To recall, on January 15 Moody's Investors Service downgraded Armenia's issuer and government bond rating to Ba3 from Ba2, and changed the outlook to negative from stable. Moody's reports that the key drivers for the downgrade are the following: 1) Armenia's increased external vulnerability due to declining remittances from Russia, an uncertain outlook for foreign direct investment (FDI), an elevated susceptibility to exchange rate volatility, and expected pressure on foreign exchange (FX) reserves; 2) The country's impaired growth outlook, compounded by negative growth spillovers from Russia, weak investment activity, and constraints on trade with countries outside the Eurasian Economic Union (EEU) that are expected from Armenia's recent EEU accession.

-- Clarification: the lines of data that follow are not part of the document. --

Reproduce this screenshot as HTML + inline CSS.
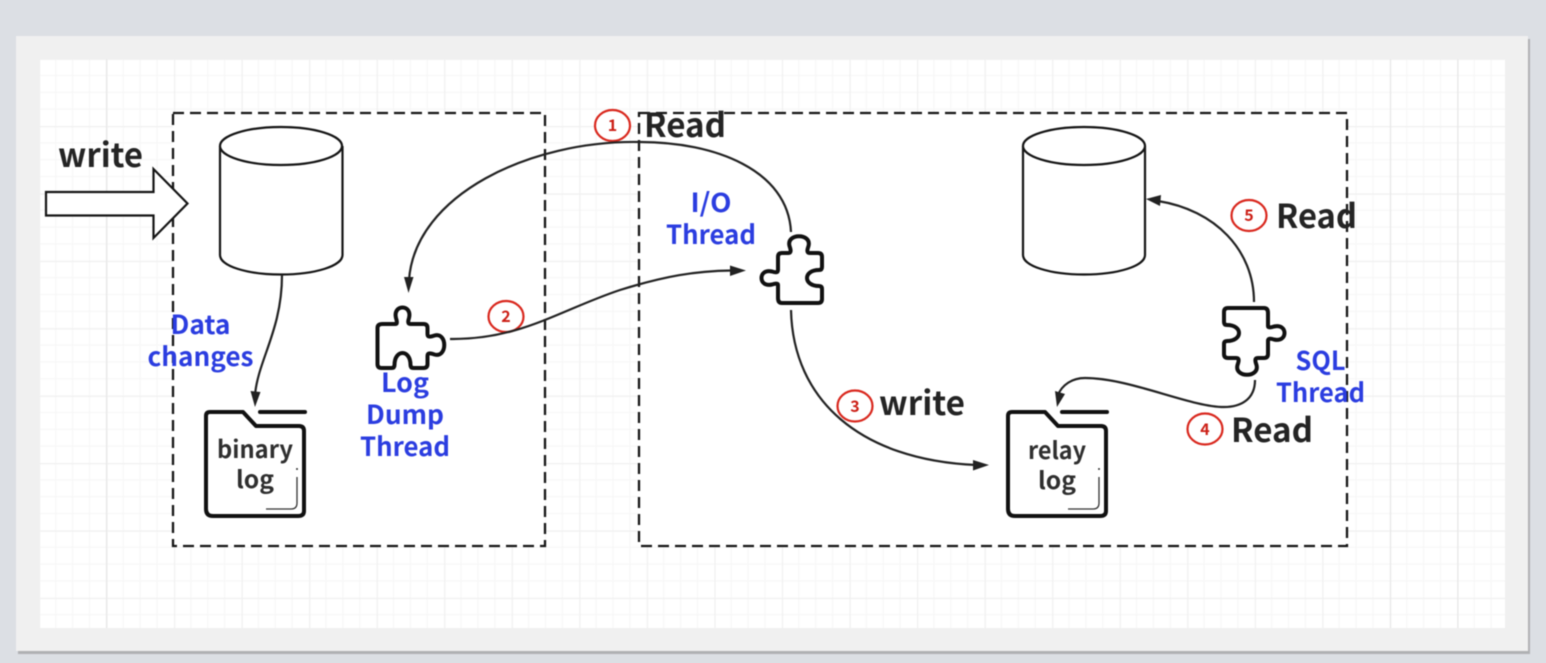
<!DOCTYPE html>
<html lang="en">
<head>
<meta charset="utf-8">
<title>Replication diagram</title>
<style>
html,body{margin:0;padding:0;width:1546px;height:663px;overflow:hidden;background:#dcdfe4;}
svg{display:block;position:absolute;left:0;top:0;filter:blur(0.45px);}
text{font-family:"Noto Sans CJK SC","Liberation Sans",sans-serif;}
.k{font-weight:700;font-size:33px;fill:#242424;}
.b{font-weight:700;font-size:26px;fill:#2b3de0;text-anchor:middle;}
.f{font-weight:700;font-size:24px;fill:#2f2f2f;text-anchor:middle;}
.n{font-weight:700;font-size:16px;fill:#cc1f16;text-anchor:middle;}
.c{fill:#fff;stroke:#d9281e;stroke-width:2.2;}
.l{fill:none;stroke:#222;stroke-width:2.2;}
.d{fill:#fff;stroke:#151515;stroke-width:2.3;stroke-dasharray:11 6;}
.y{fill:#fff;stroke:#151515;stroke-width:2.2;}
</style>
</head>
<body>
<svg width="1546" height="663" viewBox="0 0 1546 663" xmlns="http://www.w3.org/2000/svg">
<defs>
<pattern id="g" patternUnits="userSpaceOnUse" x="106.4" y="126" width="67.55" height="67.4">
<rect width="67.55" height="67.4" fill="#fff"/>
<path d="M16.89 0V67.4M33.78 0V67.4M50.66 0V67.4M0 16.85H67.55M0 33.7H67.55M0 50.55H67.55" stroke="#f7f7f7" stroke-width="1.2" fill="none"/>
<path d="M0.5 0V67.4M0 0.5H67.55" stroke="#f0f0f0" stroke-width="1.4" fill="none"/>
</pattern>
<path id="p" d="M5 0H18C20 0 19.500 -3 18.500 -6C15 -20 35 -20 31.500 -6C30.500 -3 30 0 33 0H46Q50 0 50 4V10C50 14 54 12.500 57 11.500C70 8 70 34 57 30.500C54 29.500 50 28 50 32V40Q50 44 46 44H36Q33 44 33 41C33 25 17 25 17 41Q17 44 14 44H4Q0 44 0 40V4Q0 0 5 0Z"/>
<path id="fd" d="M5 412H38L51 426H94Q99 426 99 431V511Q99 516 93 516H8Q1 516 1 509V416Q1 412 5 412Z"/>
</defs>

<rect x="18" y="39" width="1512" height="615" fill="#8a8a8a" opacity=".55"/>
<rect x="16" y="36" width="1512" height="615" fill="#f0f0f0"/>
<rect x="40" y="59" width="1465" height="569" fill="url(#g)"/>
<path d="M106.500 59V628M1390.500 59V628M1457.800 59V628" stroke="#e8e8e8" stroke-width="1.2"/>

<rect class="d" x="173" y="113" width="372" height="433"/>
<rect class="d" x="639" y="113" width="708" height="433"/>

<!-- block arrow -->
<path class="y" d="M46 192H153.500V169L187.500 203.500L153.500 238V215.500H46Z"/>

<!-- cylinders -->
<g class="y">
<path d="M220 146V255C220 266 247 274.500 281 274.500C315 274.500 342.500 266 342.500 255V146"/>
<ellipse cx="281" cy="146" rx="61" ry="19"/>
<path d="M1023 146V255C1023 266 1050 274.500 1084 274.500C1118 274.500 1145 266 1145 255V146"/>
<ellipse cx="1084" cy="146" rx="61" ry="19"/>
</g>

<!-- circles -->
<ellipse class="c" cx="612.500" cy="125.500" rx="17.500" ry="15.500"/>
<ellipse class="c" cx="506" cy="316.500" rx="17.500" ry="15.500"/>
<ellipse class="c" cx="855" cy="406" rx="17.500" ry="15.500"/>
<ellipse class="c" cx="1205" cy="429" rx="17.500" ry="15.500"/>
<ellipse class="c" cx="1249" cy="215.500" rx="17.500" ry="15.500"/>
<text class="n" x="612.500" y="131">1</text>
<text class="n" x="506" y="322">2</text>
<text class="n" x="855" y="412">3</text>
<text class="n" x="1205" y="435">4</text>
<text class="n" x="1249" y="221">5</text>

<!-- connectors -->
<path class="l" d="M791 232C788 170 715 142 640 142C530 140 415 195 409 280"/>
<path d="M408.500 293L404 277L413.500 277Z" fill="#222"/>
<path class="l" d="M450 339C520 340 560 310 620 290C665 276 695 271 732 270.500"/>
<path d="M746 270.500L730 265.500L730 276Z" fill="#222"/>
<path class="l" d="M791 310C793 400 860 460 976 465"/>
<path d="M989 465L973 460L973 470.500Z" fill="#222"/>
<path class="l" d="M1255 380C1255 400 1240 407 1224 407C1190 407 1130 378 1085 378C1072 378 1062 385 1058 395"/>
<path d="M1057 407L1055 391L1065 394Z" fill="#222"/>
<path class="l" d="M1254 302C1254 250 1215 210 1158 201"/>
<path d="M1146 199L1161 195L1160 206Z" fill="#222"/>
<path class="l" d="M282 275C282 330 258 360 255 395"/>
<path d="M255 407L250.500 391L260.500 392Z" fill="#222"/>

<!-- puzzles -->
<use href="#p" transform="translate(377.500 324)" fill="#fff" stroke="#111" stroke-width="4" stroke-linejoin="round"/>
<use href="#p" transform="translate(778 303) rotate(-90)" fill="#fff" stroke="#111" stroke-width="4" stroke-linejoin="round"/>
<use href="#p" transform="translate(1268 308) rotate(90)" fill="#fff" stroke="#111" stroke-width="4" stroke-linejoin="round"/>

<!-- folders -->
<g transform="translate(205 0)">
<use href="#fd" fill="#fff" stroke="#111" stroke-width="4" stroke-linejoin="round"/>
<path d="M55 412H100" stroke="#111" stroke-width="4" stroke-linecap="round" fill="none"/>
<path d="M92 477V503Q92 509 86 509H61" stroke="#333" stroke-width="1.300" fill="none"/>
<circle cx="92" cy="469" r="1" fill="#333"/>
</g>
<g transform="translate(1007 0)">
<use href="#fd" fill="#fff" stroke="#111" stroke-width="4" stroke-linejoin="round"/>
<path d="M55 412H100" stroke="#111" stroke-width="4" stroke-linecap="round" fill="none"/>
<path d="M92 477V503Q92 509 86 509H61" stroke="#333" stroke-width="1.300" fill="none"/>
<circle cx="92" cy="469" r="1" fill="#333"/>
</g>

<!-- black labels -->
<text class="k" x="58" y="167" textLength="85" lengthAdjust="spacingAndGlyphs">write</text>
<text class="k" x="644" y="137" textLength="82" lengthAdjust="spacingAndGlyphs">Read</text>
<text class="k" x="1276" y="228" textLength="81" lengthAdjust="spacingAndGlyphs">Read</text>
<text class="k" x="1231" y="442" textLength="82" lengthAdjust="spacingAndGlyphs">Read</text>
<text class="k" x="879" y="415" textLength="86" lengthAdjust="spacingAndGlyphs">write</text>

<!-- blue labels -->
<text class="b" x="200.500" y="334" textLength="60" lengthAdjust="spacingAndGlyphs">Data</text>
<text class="b" x="200.500" y="366" textLength="106" lengthAdjust="spacingAndGlyphs">changes</text>
<text class="b" x="405" y="392" textLength="48" lengthAdjust="spacingAndGlyphs">Log</text>
<text class="b" x="405" y="424" textLength="78" lengthAdjust="spacingAndGlyphs">Dump</text>
<text class="b" x="405" y="456" textLength="90" lengthAdjust="spacingAndGlyphs">Thread</text>
<text class="b" x="711" y="212" textLength="41" lengthAdjust="spacingAndGlyphs">I/O</text>
<text class="b" x="711" y="244" textLength="90" lengthAdjust="spacingAndGlyphs">Thread</text>
<text class="b" x="1320.500" y="370" textLength="50" lengthAdjust="spacingAndGlyphs">SQL</text>
<text class="b" x="1320.500" y="402" textLength="89" lengthAdjust="spacingAndGlyphs">Thread</text>

<!-- folder labels -->
<text class="f" x="255" y="458" textLength="76" lengthAdjust="spacingAndGlyphs">binary</text>
<text class="f" x="255" y="488" textLength="38" lengthAdjust="spacingAndGlyphs">log</text>
<text class="f" x="1057" y="459" textLength="58" lengthAdjust="spacingAndGlyphs">relay</text>
<text class="f" x="1057" y="489" textLength="38" lengthAdjust="spacingAndGlyphs">log</text>
</svg>
</body>
</html>
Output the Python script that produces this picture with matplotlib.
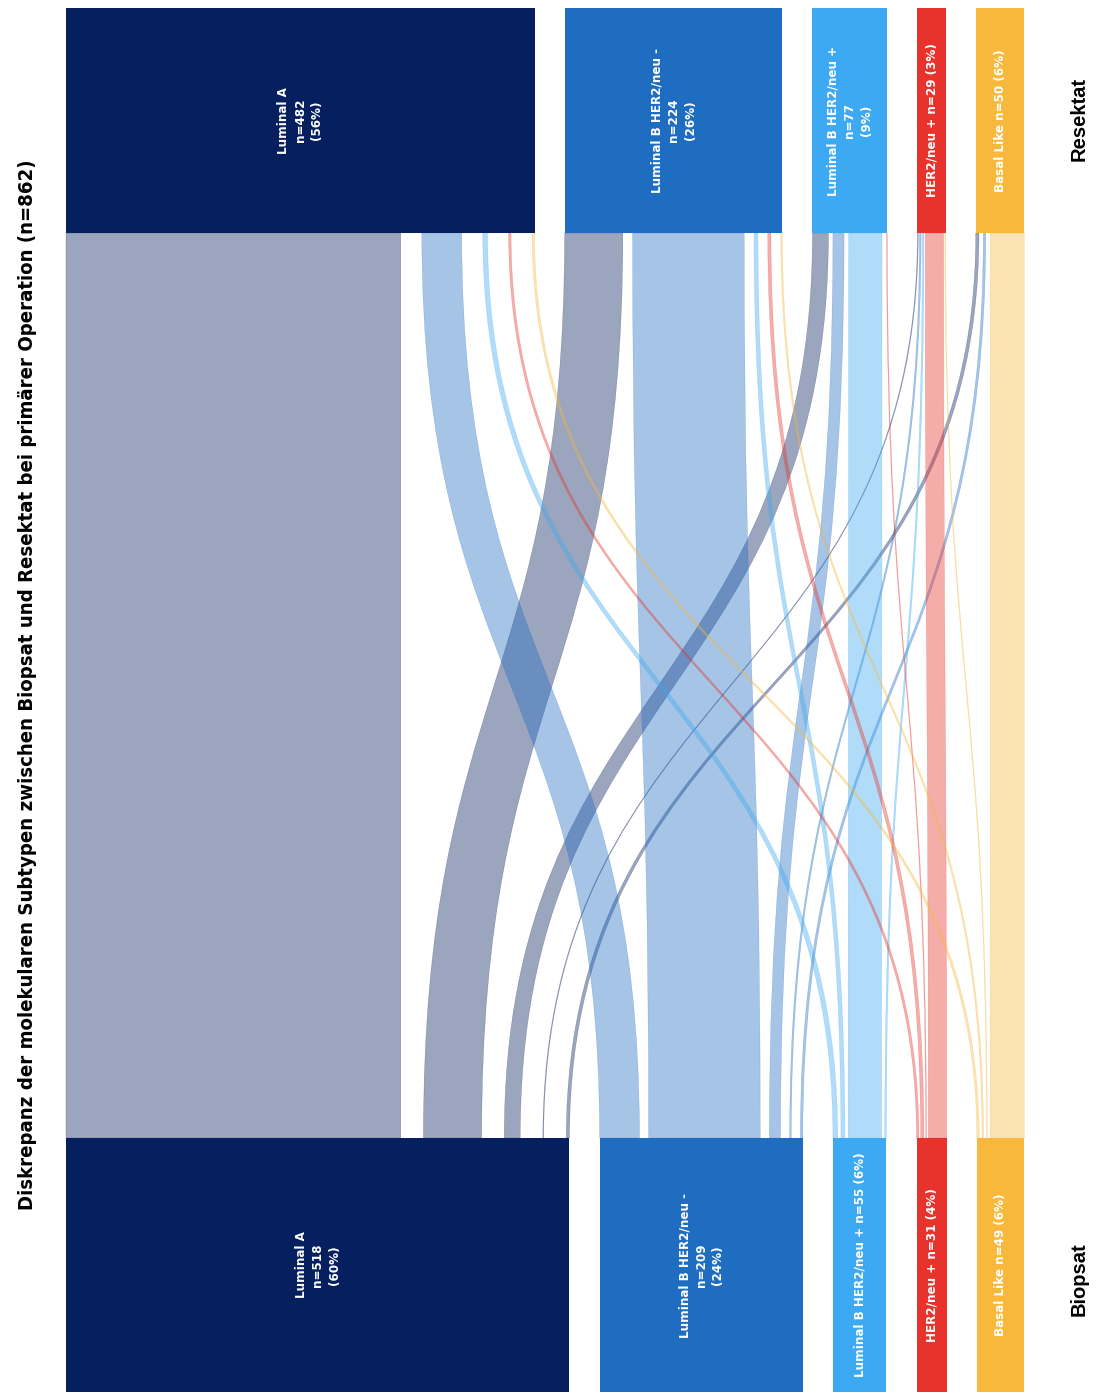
import matplotlib
matplotlib.use("Agg")
import matplotlib.pyplot as plt
from matplotlib.path import Path
from matplotlib.patches import PathPatch, Rectangle
from matplotlib import font_manager
from matplotlib.font_manager import FontProperties
import numpy as np

TITLE = "Diskrepanz der molekularen Subtypen zwischen Biopsat und Resektat bei primärer Operation (n=862)"
SUBTYPES = ["Luminal A", "Luminal B HER2/neu -", "Luminal B HER2/neu +", "HER2/neu +", "Basal Like"]
NODE_COLORS = ["#061F5E", "#1F6DC1", "#3DA9F2", "#E8332C", "#F7B83C"]
BIOPSAT_N = [518, 209, 55, 31, 49]
RESEKTAT_N = [482, 224, 77, 29, 50]
# Zeilen = Biopsat (Quelle), Spalten = Resektat (Ziel)
FLOWS = np.array([
    [420, 73, 20, 1, 4],
    [50, 140, 14, 2, 3],
    [6, 5, 42, 2, 0],
    [3, 4, 1, 23, 0],
    [3, 2, 0, 1, 43],
])
WRAP_TOP = [True, True, True, False, False]
WRAP_BOTTOM = [True, True, False, False, False]

# layout
W, H = 1098, 1392
PX_PER_N = 0.972      # pixel pro Fall (Knoten)
LEFT = 66             # linker Rand in px
GAP_N = 31            # Abstand zwischen Knoten (Fälle)
FLOW_SCALE = 0.82     # Bänder schmaler als Knoten
Y_BOT = (0, 254)      # Biopsat-Band
Y_TOP = (1159, 1384)  # Resektat-Band


def narrow_bold():
    """schmale fette Schrift suchen, sonst None."""
    best = None
    for f in font_manager.fontManager.ttflist:
        narrow = ("Narrow" in f.name or "Condensed" in f.name
                  or f.stretch in ("condensed", "semi-condensed"))
        bold = f.weight in (700, "bold") or "Bold" in f.fname
        if narrow and bold:
            if best is None or "Liberation" in f.name:
                best = f.fname
    return best


NB = narrow_bold()


def fp(size, narrow=True):
    if narrow and NB:
        return FontProperties(fname=NB, size=size)
    return FontProperties(family="DejaVu Sans", weight="bold", size=size)


def node_pos(counts):
    x, out = 0.0, []
    for c in counts:
        out.append((x, x + c))
        x += c + GAP_N
    return out


def spread(node, widths):
    """Bänder im Knoten verteilen (space-between)."""
    x0, x1 = node
    idx = [k for k, w in enumerate(widths) if w > 0]
    tot = sum(widths[k] for k in idx)
    g = (x1 - x0 - tot) / (len(idx) - 1) if len(idx) > 1 else 0
    pos, x = {}, x0
    for k in idx:
        pos[k] = (x, x + widths[k])
        x += widths[k] + g
    return pos


bot_nodes = node_pos(BIOPSAT_N)
top_nodes = node_pos(RESEKTAT_N)
fw = FLOWS * FLOW_SCALE
bot_slots = [spread(bot_nodes[i], list(fw[i, :])) for i in range(5)]
top_slots = [spread(top_nodes[j], list(fw[:, j])) for j in range(5)]

fig = plt.figure(figsize=(W / 100, H / 100), dpi=100)
ax = fig.add_axes([0, 0, 1, 1])
ax.set_xlim(-LEFT / PX_PER_N, (W - LEFT) / PX_PER_N)
ax.set_ylim(0, H)
ax.axis("off")

yb, yt = Y_BOT[1], Y_TOP[0]
ym = (yb + yt) / 2
for i in range(5):
    for j in range(5):
        if FLOWS[i, j] <= 0:
            continue
        b0, b1 = bot_slots[i][j]
        t0, t1 = top_slots[j][i]
        verts = [(b0, yb), (b0, ym), (t0, ym), (t0, yt),
                 (t1, yt), (t1, ym), (b1, ym), (b1, yb), (b0, yb)]
        codes = [Path.MOVETO, Path.CURVE4, Path.CURVE4, Path.CURVE4,
                 Path.LINETO, Path.CURVE4, Path.CURVE4, Path.CURVE4, Path.CLOSEPOLY]
        ax.add_patch(PathPatch(Path(verts, codes), facecolor=NODE_COLORS[i],
                               edgecolor=NODE_COLORS[i], lw=0.3, alpha=0.4, zorder=2))

total = sum(BIOPSAT_N)
lab_fs = 9.5 if NB else 8.5
for nodes, counts, wrap, (y0, y1) in [(top_nodes, RESEKTAT_N, WRAP_TOP, Y_TOP),
                                      (bot_nodes, BIOPSAT_N, WRAP_BOTTOM, Y_BOT)]:
    for k, ((x0, x1), n) in enumerate(zip(nodes, counts)):
        ax.add_patch(Rectangle((x0, y0), x1 - x0, y1 - y0, facecolor=NODE_COLORS[k],
                               edgecolor="none", zorder=3))
        pct = round(100 * n / total)
        sep = "\n" if wrap[k] else " "
        txt = f"{SUBTYPES[k]}{sep}n={n}{sep}({pct}%)"
        ax.text((x0 + x1) / 2, (y0 + y1) / 2, txt, rotation=90, ha="center", va="center",
                multialignment="center", color="white", fontproperties=fp(lab_fs),
                linespacing=1.35, zorder=4)

xr = (1079 - LEFT) / PX_PER_N
side = FontProperties(family="Liberation Sans", weight="bold", size=14.5)
ax.text(xr, H - 119, "Resektat", rotation=90, ha="center", va="center", fontproperties=side)
ax.text(xr, H - 1279, "Biopsat", rotation=90, ha="center", va="center", fontproperties=side)

ax.text((28 - LEFT) / PX_PER_N, H - 685, TITLE, rotation=90, ha="center", va="center",
        fontproperties=fp(14.6 if NB else 12.5))

fig.savefig("out.png", dpi=100)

In a related action, Moody's has also lowered the local-currency bond and deposit ceilings to Ba1 from Baa3, the foreign-currency bond ceiling to Ba2 from Ba1, as well as the foreign-currency deposit ceiling to B1 from Ba3. The short-term foreign-currency bond ceiling and the foreign-currency deposit ceiling remain at NP.
At the Jan 28 session of the Armenian Government, the Finance Ministry suggested a draft decision, according to which Armenia intends to enter international markets with a second tranche of sovereign, USD denominated coupon bonds. The first issue (for 7 years) took place in Sept 2013 in the amount of $700 mln. According to the financial authorities of the country, the demand for the bonds exceeded the amount of the issue 4-fold. The yield was 6% p.a. The underwriters were Deutsche Bank AG, HSBC Bank plc and J.P.Morgan Securities plc. The advisor was Cleary Gottlieb Teen & Hamilton LLC. By unofficial data, about $500 mln of placement of the bonds were spent on redemption of the Russian anti-crisis stabilization loan provided in 2009. The analysts of the AmRating national rating agency believe that the downgrade of the sovereign rating of Armenia by international rating agencies will tangibly raise the interest rates of the new sovereign bonds to 10%-12%. This, in turn, will considerably increase the debt burden of the country. To redeem the debut bonds, the country will have to pay about $42 mln in interest by 2020. The loans from the IMF and the WB are able to facilitate the debt burden. However, the support of these organizations may be restrained because Armenia has made its geopolitical choice by joining the Eurasian Economic Union. The economy of Russia - the EEU leader - has started suffering deep recession.